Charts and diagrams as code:
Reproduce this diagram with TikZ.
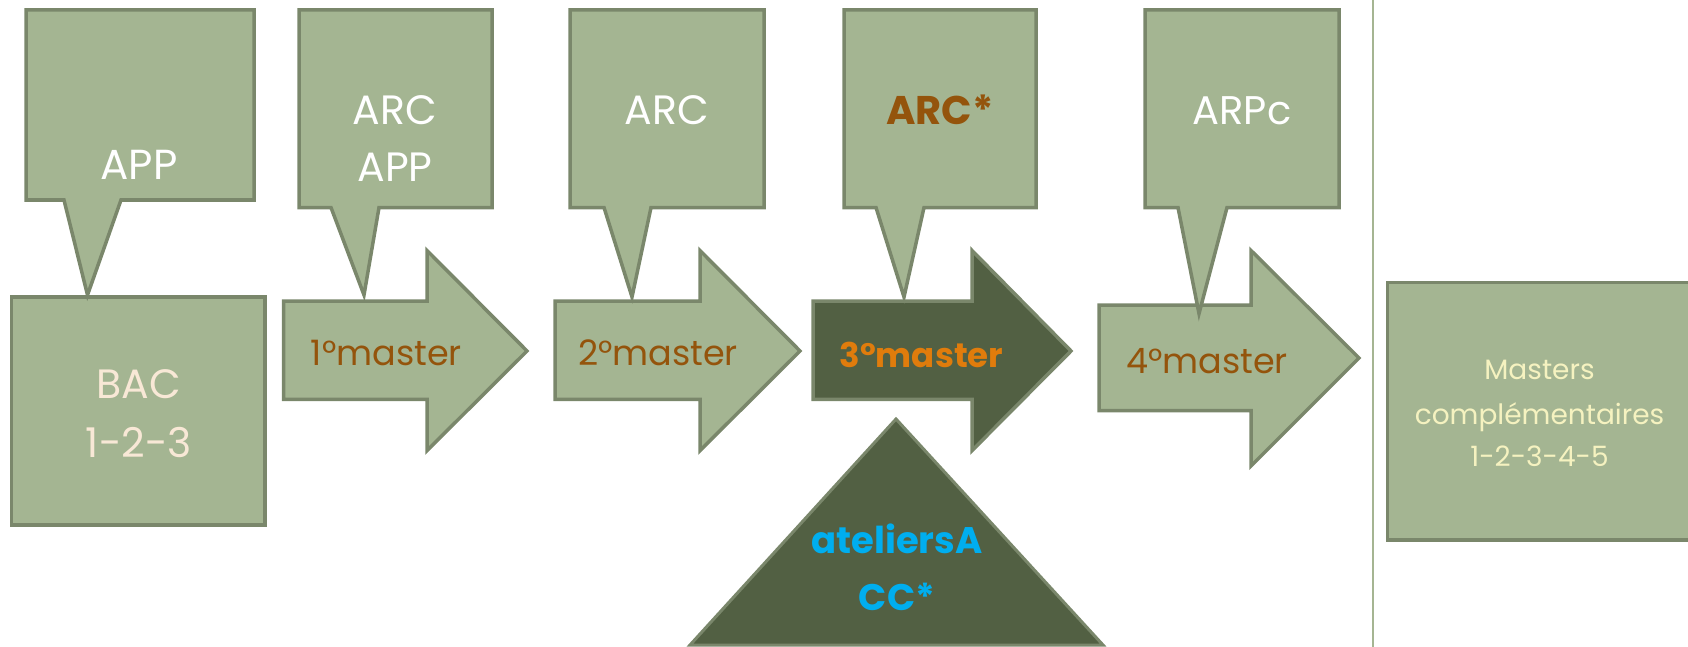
\documentclass[tikz,border=0pt]{standalone}
\usepackage{fontspec}
\setmainfont{Poppins}
\definecolor{fillG}{HTML}{A4B592}
\definecolor{strokeG}{HTML}{7A876B}
\definecolor{darkG}{HTML}{526043}
\definecolor{bacTxt}{HTML}{F8E8D6}
\definecolor{mastTxt}{HTML}{F5F2C0}
\definecolor{brownTxt}{HTML}{94540C}
\definecolor{orangeTxt}{HTML}{E07C0C}
\definecolor{cyanTxt}{HTML}{00AEEF}
\definecolor{vlineG}{HTML}{A5B592}
\newcommand\fsz[1]{\fontsize{#1}{#1}\selectfont}
\begin{document}
\begin{tikzpicture}[x=1pt,y=-1pt,
  shp/.style={fill=fillG,draw=strokeG,line width=3.5pt,line join=miter},
  darkshp/.style={fill=darkG,draw=strokeG,line width=3.5pt,line join=miter},
  txt/.style={inner sep=0pt,anchor=base},
  calltxt/.style={txt,text=white,font=\fsz{41}},
  mtxt/.style={txt,text=brownTxt,font=\fsz{35}}]
\path[use as bounding box] (0,0) rectangle (1688,647);
\clip (0,0) rectangle (1688,647);
% vertical separator
\draw[vlineG,line width=2pt] (1373,-5) -- (1373,652);
% BAC box
\draw[shp] (11.5,297) rectangle (265,525);
% arrows
\draw[shp] (283.5,301) -- (427,301) -- (427,250.5) -- (527,351) -- (427,450.6) -- (427,399.4) -- (283.5,399.4) -- cycle;
\draw[shp] (555,301) -- (700,301) -- (700,250.5) -- (800,351) -- (700,450.6) -- (700,399.4) -- (555,399.4) -- cycle;
\draw[darkshp] (813,301) -- (972,301) -- (972,250.5) -- (1071,351) -- (972,450.6) -- (972,399.4) -- (813,399.4) -- cycle;
\draw[shp] (1099,305) -- (1251,305) -- (1251,250.5) -- (1359,358) -- (1251,466) -- (1251,410.6) -- (1099,410.6) -- cycle;
% triangle
\draw[darkshp,line width=3pt] (896,419) -- (1103,645) -- (690,645) -- cycle;
% callouts
\draw[shp] (26,10) -- (254,10) -- (254,200) -- (121,200) -- (87.5,295) -- (64,200) -- (26,200) -- cycle;
\draw[shp] (299,10) -- (492,10) -- (492,207.5) -- (379,207.5) -- (364,295) -- (331,207.5) -- (299,207.5) -- cycle;
\draw[shp] (570,10) -- (764,10) -- (764,207.5) -- (651,207.5) -- (632,297) -- (604,207.5) -- (570,207.5) -- cycle;
\draw[shp] (844,10) -- (1036,10) -- (1036,207.5) -- (924,207.5) -- (904,297) -- (876,207.5) -- (844,207.5) -- cycle;
\draw[shp] (1145,10) -- (1339,10) -- (1339,207.5) -- (1227,207.5) -- (1199,313.6) -- (1178,207.5) -- (1145,207.5) -- cycle;
% masters box
\draw[shp] (1387.5,282.6) rectangle (1720,540);
% texts
\node[calltxt,font=\fsz{42}] (tapp) at (139,179.5) {APP};
\node[calltxt] (tarc1) at (395,125) {ARC};
\node[calltxt] (tapp1) at (395,181.5) {APP};
\node[calltxt] (tarc2) at (667,125) {ARC};
\node[calltxt,text=brownTxt,font=\fsz{40}\bfseries] (tarc3) at (940,125) {ARC*};
\node[calltxt,font=\fsz{40}] (tarpc) at (1242,125) {ARPc};
\node[txt,text=bacTxt,font=\fsz{41}] (tbac) at (139,398) {BAC};
\node[txt,text=bacTxt,font=\fsz{41}] (tbacn) at (139,457) {1-2-3};
\node[mtxt] (tm1) at (386.5,365) {1°master};
\node[mtxt] (tm2) at (658,365) {2°master};
\node[mtxt,text=orangeTxt,font=\fsz{34}\bfseries] (tm3) at (921.5,367) {3°master};
\node[mtxt] (tm4) at (1207,373) {4°master};
\node[txt,text=cyanTxt,font=\fsz{37}\bfseries] (tat) at (897,553) {ateliersA};
\node[txt,text=cyanTxt,font=\fsz{37}\bfseries] (tcc) at (897,610) {CC*};
\node[txt,text=mastTxt,font=\fsz{28}] (tma) at (1539.5,379) {Masters};
\node[txt,text=mastTxt,font=\fsz{28}] (tco) at (1539.5,424) {complémentaires};
\node[txt,text=mastTxt,font=\fsz{28}] (tnum) at (1539.5,466) {1-2-3-4-5};
\end{tikzpicture}
\end{document}
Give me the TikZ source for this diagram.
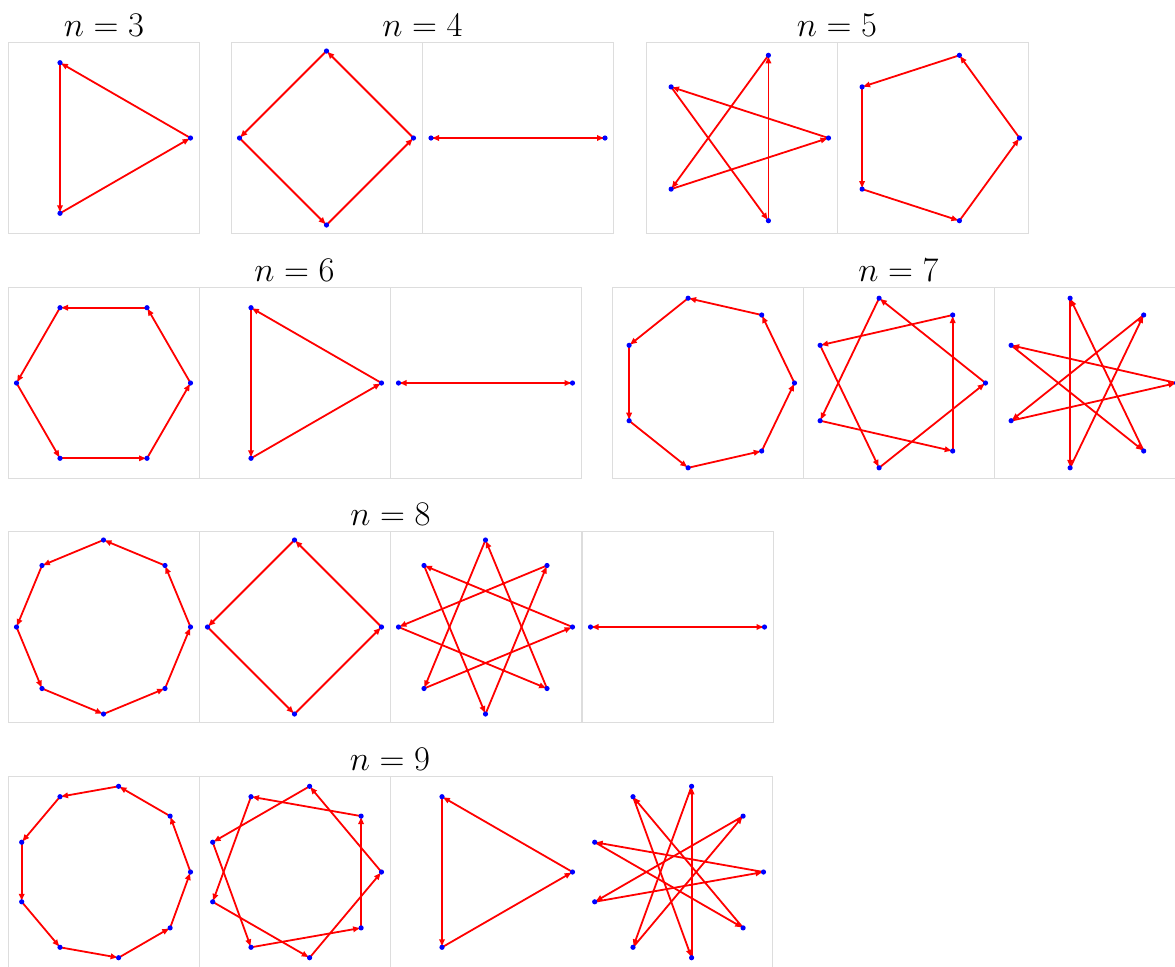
\documentclass[tikz,border=0pt]{standalone}
\usepackage{xcolor}
\usepackage{tikz}
\usetikzlibrary{arrows.meta}

\definecolor{framegray}{HTML}{DDDDDD}

% one panel: left, top, n, k, name
\newcommand{\starpanel}[5]{%
  \pgfmathsetmacro{\cx}{#1+95.5}%
  \pgfmathsetmacro{\cy}{#2+96}%
  \pgfmathtruncatemacro{\steps}{#3/gcd(#3,#4)}%
  \pgfmathtruncatemacro{\last}{\steps-1}%
  \foreach \j in {0,...,\steps}
    \coordinate (#5-\j) at ({\cx+round(870*cos(\j*360*#4/#3))/10},{\cy-round(870*sin(\j*360*#4/#3))/10});
  \foreach \j [evaluate=\j as \i using {int(\j+1)}] in {0,...,\last}
    \draw[chord] (#5-\j) -- (#5-\i);
  \foreach \j in {0,...,\last}
    \fill[vdot] (#5-\j) circle (1.3pt);
}

\begin{document}
\begin{tikzpicture}[
  x=0.5pt, y=-0.5pt,
  chord/.style={
    red,
    line width=0.9pt,
    -{Latex[length=4pt,width=3.2pt]}
  },
  vdot/.style={fill=blue},
  panelframe/.style={draw=framegray, line width=0.5pt},
  heading/.style={anchor=base, inner sep=0pt, font=\fontsize{16}{19}\selectfont}
]
\useasboundingbox (0,0) rectangle (1175,966);

% frames
\foreach \l/\t in {8/42, 231/42, 422.5/42, 646/42, 837/42,
                   8/287, 199/287, 390/287, 612/287, 803/287, 994/287,
                   8/531, 199/531, 390/531, 582/531,
                   8/776, 199/776}
  \draw[panelframe] (\l,\t) rectangle ++(191,191);
\draw[panelframe] (390,776) rectangle ++(382,191);

% titles
\node[heading] (t3) at (104,36)    {$n=3$};
\node[heading] (t4) at (422.5,36)  {$n=4$};
\node[heading] (t5) at (837,36)    {$n=5$};
\node[heading] (t6) at (294.5,281) {$n=6$};
\node[heading] (t7) at (898.5,281) {$n=7$};
\node[heading] (t8) at (390.5,525) {$n=8$};
\node[heading] (t9) at (390,770)   {$n=9$};

% star polygons
\starpanel{8}{42}{3}{1}{s3a}
\starpanel{231}{42}{4}{1}{s4a}
\starpanel{422.5}{42}{4}{2}{s4b}
\starpanel{646}{42}{5}{2}{s5b}
\starpanel{837}{42}{5}{1}{s5a}

\starpanel{8}{287}{6}{1}{s6a}
\starpanel{199}{287}{6}{2}{s6b}
\starpanel{390}{287}{6}{3}{s6c}
\starpanel{612}{287}{7}{1}{s7a}
\starpanel{803}{287}{7}{2}{s7b}
\starpanel{994}{287}{7}{3}{s7c}

\starpanel{8}{531}{8}{1}{s8a}
\starpanel{199}{531}{8}{2}{s8b}
\starpanel{390}{531}{8}{3}{s8c}
\starpanel{582}{531}{8}{4}{s8d}

\starpanel{8}{776}{9}{1}{s9a}
\starpanel{199}{776}{9}{2}{s9b}
\starpanel{390}{776}{9}{3}{s9c}
\starpanel{581}{776}{9}{4}{s9d}
\end{tikzpicture}
\end{document}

Task description: Strip out the images, then output the records above word for word.

Task result:
Reproduce this diagram with TikZ.
\documentclass[tikz,border=0pt]{standalone}
\usepackage{fontspec}
\setmainfont{Poppins}
\definecolor{fillG}{HTML}{A4B592}
\definecolor{strokeG}{HTML}{7A876B}
\definecolor{darkG}{HTML}{526043}
\definecolor{bacTxt}{HTML}{F8E8D6}
\definecolor{mastTxt}{HTML}{F5F2C0}
\definecolor{brownTxt}{HTML}{94540C}
\definecolor{orangeTxt}{HTML}{E07C0C}
\definecolor{cyanTxt}{HTML}{00AEEF}
\definecolor{vlineG}{HTML}{A5B592}
\newcommand\fsz[1]{\fontsize{#1}{#1}\selectfont}
\begin{document}
\begin{tikzpicture}[x=1pt,y=-1pt,
  shp/.style={fill=fillG,draw=strokeG,line width=3.5pt,line join=miter},
  darkshp/.style={fill=darkG,draw=strokeG,line width=3.5pt,line join=miter},
  txt/.style={inner sep=0pt,anchor=base},
  calltxt/.style={txt,text=white,font=\fsz{41}},
  mtxt/.style={txt,text=brownTxt,font=\fsz{35}}]
\path[use as bounding box] (0,0) rectangle (1688,647);
\clip (0,0) rectangle (1688,647);
% vertical separator
\draw[vlineG,line width=2pt] (1373,-5) -- (1373,652);
% BAC box
\draw[shp] (11.5,297) rectangle (265,525);
% arrows
\draw[shp] (283.5,301) -- (427,301) -- (427,250.5) -- (527,351) -- (427,450.6) -- (427,399.4) -- (283.5,399.4) -- cycle;
\draw[shp] (555,301) -- (700,301) -- (700,250.5) -- (800,351) -- (700,450.6) -- (700,399.4) -- (555,399.4) -- cycle;
\draw[darkshp] (813,301) -- (972,301) -- (972,250.5) -- (1071,351) -- (972,450.6) -- (972,399.4) -- (813,399.4) -- cycle;
\draw[shp] (1099,305) -- (1251,305) -- (1251,250.5) -- (1359,358) -- (1251,466) -- (1251,410.6) -- (1099,410.6) -- cycle;
% triangle
\draw[darkshp,line width=3pt] (896,419) -- (1103,645) -- (690,645) -- cycle;
% callouts
\draw[shp] (26,10) -- (254,10) -- (254,200) -- (121,200) -- (87.5,295) -- (64,200) -- (26,200) -- cycle;
\draw[shp] (299,10) -- (492,10) -- (492,207.5) -- (379,207.5) -- (364,295) -- (331,207.5) -- (299,207.5) -- cycle;
\draw[shp] (570,10) -- (764,10) -- (764,207.5) -- (651,207.5) -- (632,297) -- (604,207.5) -- (570,207.5) -- cycle;
\draw[shp] (844,10) -- (1036,10) -- (1036,207.5) -- (924,207.5) -- (904,297) -- (876,207.5) -- (844,207.5) -- cycle;
\draw[shp] (1145,10) -- (1339,10) -- (1339,207.5) -- (1227,207.5) -- (1199,313.6) -- (1178,207.5) -- (1145,207.5) -- cycle;
% masters box
\draw[shp] (1387.5,282.6) rectangle (1720,540);
% texts
\node[calltxt,font=\fsz{42}] (tapp) at (139,179.5) {APP};
\node[calltxt] (tarc1) at (395,125) {ARC};
\node[calltxt] (tapp1) at (395,181.5) {APP};
\node[calltxt] (tarc2) at (667,125) {ARC};
\node[calltxt,text=brownTxt,font=\fsz{40}\bfseries] (tarc3) at (940,125) {ARC*};
\node[calltxt,font=\fsz{40}] (tarpc) at (1242,125) {ARPc};
\node[txt,text=bacTxt,font=\fsz{41}] (tbac) at (139,398) {BAC};
\node[txt,text=bacTxt,font=\fsz{41}] (tbacn) at (139,457) {1-2-3};
\node[mtxt] (tm1) at (386.5,365) {1°master};
\node[mtxt] (tm2) at (658,365) {2°master};
\node[mtxt,text=orangeTxt,font=\fsz{34}\bfseries] (tm3) at (921.5,367) {3°master};
\node[mtxt] (tm4) at (1207,373) {4°master};
\node[txt,text=cyanTxt,font=\fsz{37}\bfseries] (tat) at (897,553) {ateliersA};
\node[txt,text=cyanTxt,font=\fsz{37}\bfseries] (tcc) at (897,610) {CC*};
\node[txt,text=mastTxt,font=\fsz{28}] (tma) at (1539.5,379) {Masters};
\node[txt,text=mastTxt,font=\fsz{28}] (tco) at (1539.5,424) {complémentaires};
\node[txt,text=mastTxt,font=\fsz{28}] (tnum) at (1539.5,466) {1-2-3-4-5};
\end{tikzpicture}
\end{document}
Give me the TikZ source for this diagram.
\documentclass[tikz,border=0pt]{standalone}
\usepackage{xcolor}
\usepackage{tikz}
\usetikzlibrary{arrows.meta}

\definecolor{framegray}{HTML}{DDDDDD}

% one panel: left, top, n, k, name
\newcommand{\starpanel}[5]{%
  \pgfmathsetmacro{\cx}{#1+95.5}%
  \pgfmathsetmacro{\cy}{#2+96}%
  \pgfmathtruncatemacro{\steps}{#3/gcd(#3,#4)}%
  \pgfmathtruncatemacro{\last}{\steps-1}%
  \foreach \j in {0,...,\steps}
    \coordinate (#5-\j) at ({\cx+round(870*cos(\j*360*#4/#3))/10},{\cy-round(870*sin(\j*360*#4/#3))/10});
  \foreach \j [evaluate=\j as \i using {int(\j+1)}] in {0,...,\last}
    \draw[chord] (#5-\j) -- (#5-\i);
  \foreach \j in {0,...,\last}
    \fill[vdot] (#5-\j) circle (1.3pt);
}

\begin{document}
\begin{tikzpicture}[
  x=0.5pt, y=-0.5pt,
  chord/.style={
    red,
    line width=0.9pt,
    -{Latex[length=4pt,width=3.2pt]}
  },
  vdot/.style={fill=blue},
  panelframe/.style={draw=framegray, line width=0.5pt},
  heading/.style={anchor=base, inner sep=0pt, font=\fontsize{16}{19}\selectfont}
]
\useasboundingbox (0,0) rectangle (1175,966);

% frames
\foreach \l/\t in {8/42, 231/42, 422.5/42, 646/42, 837/42,
                   8/287, 199/287, 390/287, 612/287, 803/287, 994/287,
                   8/531, 199/531, 390/531, 582/531,
                   8/776, 199/776}
  \draw[panelframe] (\l,\t) rectangle ++(191,191);
\draw[panelframe] (390,776) rectangle ++(382,191);

% titles
\node[heading] (t3) at (104,36)    {$n=3$};
\node[heading] (t4) at (422.5,36)  {$n=4$};
\node[heading] (t5) at (837,36)    {$n=5$};
\node[heading] (t6) at (294.5,281) {$n=6$};
\node[heading] (t7) at (898.5,281) {$n=7$};
\node[heading] (t8) at (390.5,525) {$n=8$};
\node[heading] (t9) at (390,770)   {$n=9$};

% star polygons
\starpanel{8}{42}{3}{1}{s3a}
\starpanel{231}{42}{4}{1}{s4a}
\starpanel{422.5}{42}{4}{2}{s4b}
\starpanel{646}{42}{5}{2}{s5b}
\starpanel{837}{42}{5}{1}{s5a}

\starpanel{8}{287}{6}{1}{s6a}
\starpanel{199}{287}{6}{2}{s6b}
\starpanel{390}{287}{6}{3}{s6c}
\starpanel{612}{287}{7}{1}{s7a}
\starpanel{803}{287}{7}{2}{s7b}
\starpanel{994}{287}{7}{3}{s7c}

\starpanel{8}{531}{8}{1}{s8a}
\starpanel{199}{531}{8}{2}{s8b}
\starpanel{390}{531}{8}{3}{s8c}
\starpanel{582}{531}{8}{4}{s8d}

\starpanel{8}{776}{9}{1}{s9a}
\starpanel{199}{776}{9}{2}{s9b}
\starpanel{390}{776}{9}{3}{s9c}
\starpanel{581}{776}{9}{4}{s9d}
\end{tikzpicture}
\end{document}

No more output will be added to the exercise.